Work required
Copy only what lies from the line containing "Emit a Python" through the line containing "ha='center', va='baseline', fontsize=21.5, color=lab_c)" in the entries below, keeping both end lines exact and dropping every picture.

Data records
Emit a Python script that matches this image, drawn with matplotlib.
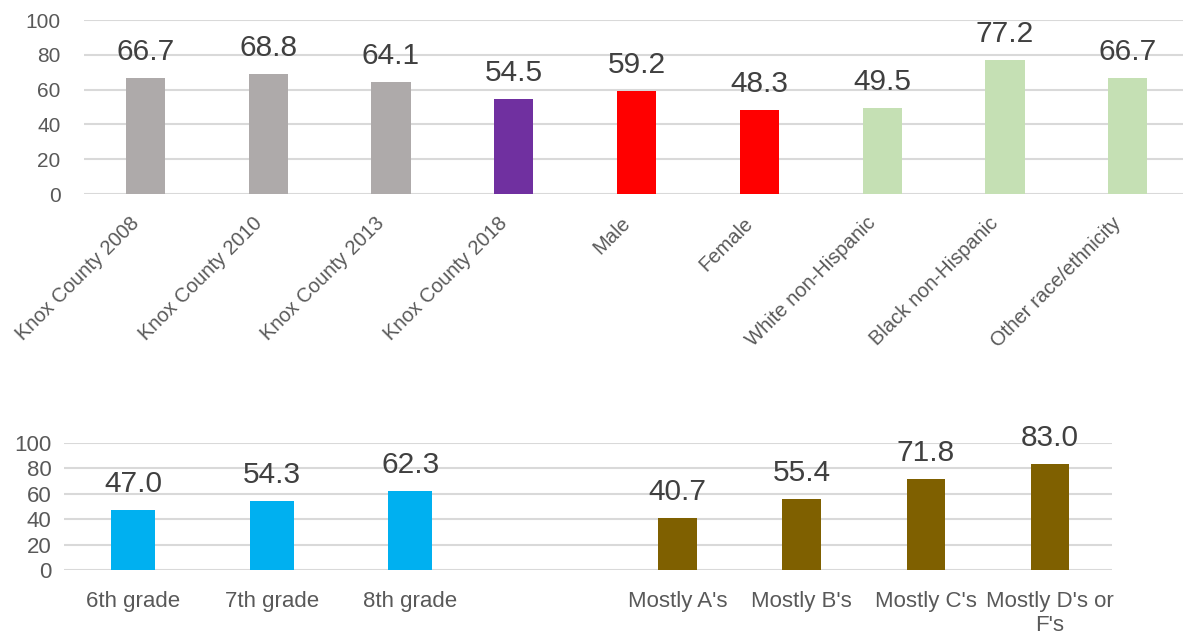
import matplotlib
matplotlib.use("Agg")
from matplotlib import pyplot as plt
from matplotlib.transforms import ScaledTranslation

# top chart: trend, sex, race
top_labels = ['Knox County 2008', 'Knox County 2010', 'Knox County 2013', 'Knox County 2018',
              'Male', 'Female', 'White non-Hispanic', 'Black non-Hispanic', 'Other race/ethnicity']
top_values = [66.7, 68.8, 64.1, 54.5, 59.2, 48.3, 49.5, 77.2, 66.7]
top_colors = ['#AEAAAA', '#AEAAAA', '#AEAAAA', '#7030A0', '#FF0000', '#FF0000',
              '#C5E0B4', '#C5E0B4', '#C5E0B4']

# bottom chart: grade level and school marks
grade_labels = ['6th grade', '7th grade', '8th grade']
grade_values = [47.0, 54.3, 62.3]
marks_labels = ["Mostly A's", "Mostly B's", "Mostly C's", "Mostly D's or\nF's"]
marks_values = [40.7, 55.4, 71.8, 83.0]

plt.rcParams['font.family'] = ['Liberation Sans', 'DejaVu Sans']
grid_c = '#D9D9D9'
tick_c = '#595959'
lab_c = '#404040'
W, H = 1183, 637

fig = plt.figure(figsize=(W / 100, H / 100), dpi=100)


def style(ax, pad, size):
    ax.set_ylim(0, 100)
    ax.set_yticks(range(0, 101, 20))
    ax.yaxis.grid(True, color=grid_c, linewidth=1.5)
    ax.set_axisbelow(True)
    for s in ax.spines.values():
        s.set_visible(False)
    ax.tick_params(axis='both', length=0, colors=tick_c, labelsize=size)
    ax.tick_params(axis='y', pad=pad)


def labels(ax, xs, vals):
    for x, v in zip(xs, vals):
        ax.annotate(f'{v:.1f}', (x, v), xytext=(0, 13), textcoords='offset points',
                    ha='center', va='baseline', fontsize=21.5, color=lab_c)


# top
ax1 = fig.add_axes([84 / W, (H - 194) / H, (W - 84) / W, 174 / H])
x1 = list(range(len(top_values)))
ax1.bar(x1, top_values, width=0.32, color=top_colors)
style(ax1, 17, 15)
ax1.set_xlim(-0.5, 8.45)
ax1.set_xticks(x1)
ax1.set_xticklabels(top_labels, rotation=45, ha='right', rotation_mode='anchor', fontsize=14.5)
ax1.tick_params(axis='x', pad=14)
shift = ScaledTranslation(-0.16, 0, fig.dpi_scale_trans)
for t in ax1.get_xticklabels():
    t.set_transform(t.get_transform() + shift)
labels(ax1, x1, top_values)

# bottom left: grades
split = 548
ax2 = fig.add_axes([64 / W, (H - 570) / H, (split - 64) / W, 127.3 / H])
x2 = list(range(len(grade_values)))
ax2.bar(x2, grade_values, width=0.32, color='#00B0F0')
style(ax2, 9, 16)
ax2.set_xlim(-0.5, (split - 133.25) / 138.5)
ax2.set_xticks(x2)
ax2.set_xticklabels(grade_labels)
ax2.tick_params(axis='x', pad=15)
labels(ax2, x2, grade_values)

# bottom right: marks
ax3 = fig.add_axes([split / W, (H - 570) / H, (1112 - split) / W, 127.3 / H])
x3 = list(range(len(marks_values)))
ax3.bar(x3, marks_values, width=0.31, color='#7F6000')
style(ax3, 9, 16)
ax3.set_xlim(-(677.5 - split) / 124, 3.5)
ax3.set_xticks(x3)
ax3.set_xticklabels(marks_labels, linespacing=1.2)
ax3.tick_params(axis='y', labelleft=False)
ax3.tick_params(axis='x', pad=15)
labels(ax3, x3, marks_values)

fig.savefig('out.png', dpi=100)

--

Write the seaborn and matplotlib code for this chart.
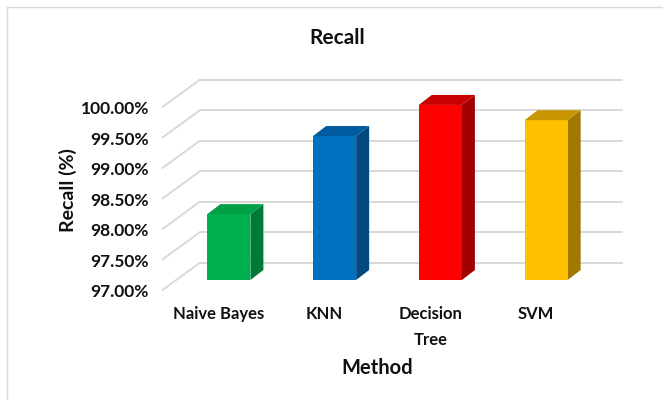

Solution for this problem
Emit a Python script that matches this image, drawn with matplotlib.
import matplotlib
matplotlib.use("Agg")
from matplotlib import pyplot as plt
from matplotlib.transforms import ScaledTranslation

# top chart: trend, sex, race
top_labels = ['Knox County 2008', 'Knox County 2010', 'Knox County 2013', 'Knox County 2018',
              'Male', 'Female', 'White non-Hispanic', 'Black non-Hispanic', 'Other race/ethnicity']
top_values = [66.7, 68.8, 64.1, 54.5, 59.2, 48.3, 49.5, 77.2, 66.7]
top_colors = ['#AEAAAA', '#AEAAAA', '#AEAAAA', '#7030A0', '#FF0000', '#FF0000',
              '#C5E0B4', '#C5E0B4', '#C5E0B4']

# bottom chart: grade level and school marks
grade_labels = ['6th grade', '7th grade', '8th grade']
grade_values = [47.0, 54.3, 62.3]
marks_labels = ["Mostly A's", "Mostly B's", "Mostly C's", "Mostly D's or\nF's"]
marks_values = [40.7, 55.4, 71.8, 83.0]

plt.rcParams['font.family'] = ['Liberation Sans', 'DejaVu Sans']
grid_c = '#D9D9D9'
tick_c = '#595959'
lab_c = '#404040'
W, H = 1183, 637

fig = plt.figure(figsize=(W / 100, H / 100), dpi=100)


def style(ax, pad, size):
    ax.set_ylim(0, 100)
    ax.set_yticks(range(0, 101, 20))
    ax.yaxis.grid(True, color=grid_c, linewidth=1.5)
    ax.set_axisbelow(True)
    for s in ax.spines.values():
        s.set_visible(False)
    ax.tick_params(axis='both', length=0, colors=tick_c, labelsize=size)
    ax.tick_params(axis='y', pad=pad)


def labels(ax, xs, vals):
    for x, v in zip(xs, vals):
        ax.annotate(f'{v:.1f}', (x, v), xytext=(0, 13), textcoords='offset points',
                    ha='center', va='baseline', fontsize=21.5, color=lab_c)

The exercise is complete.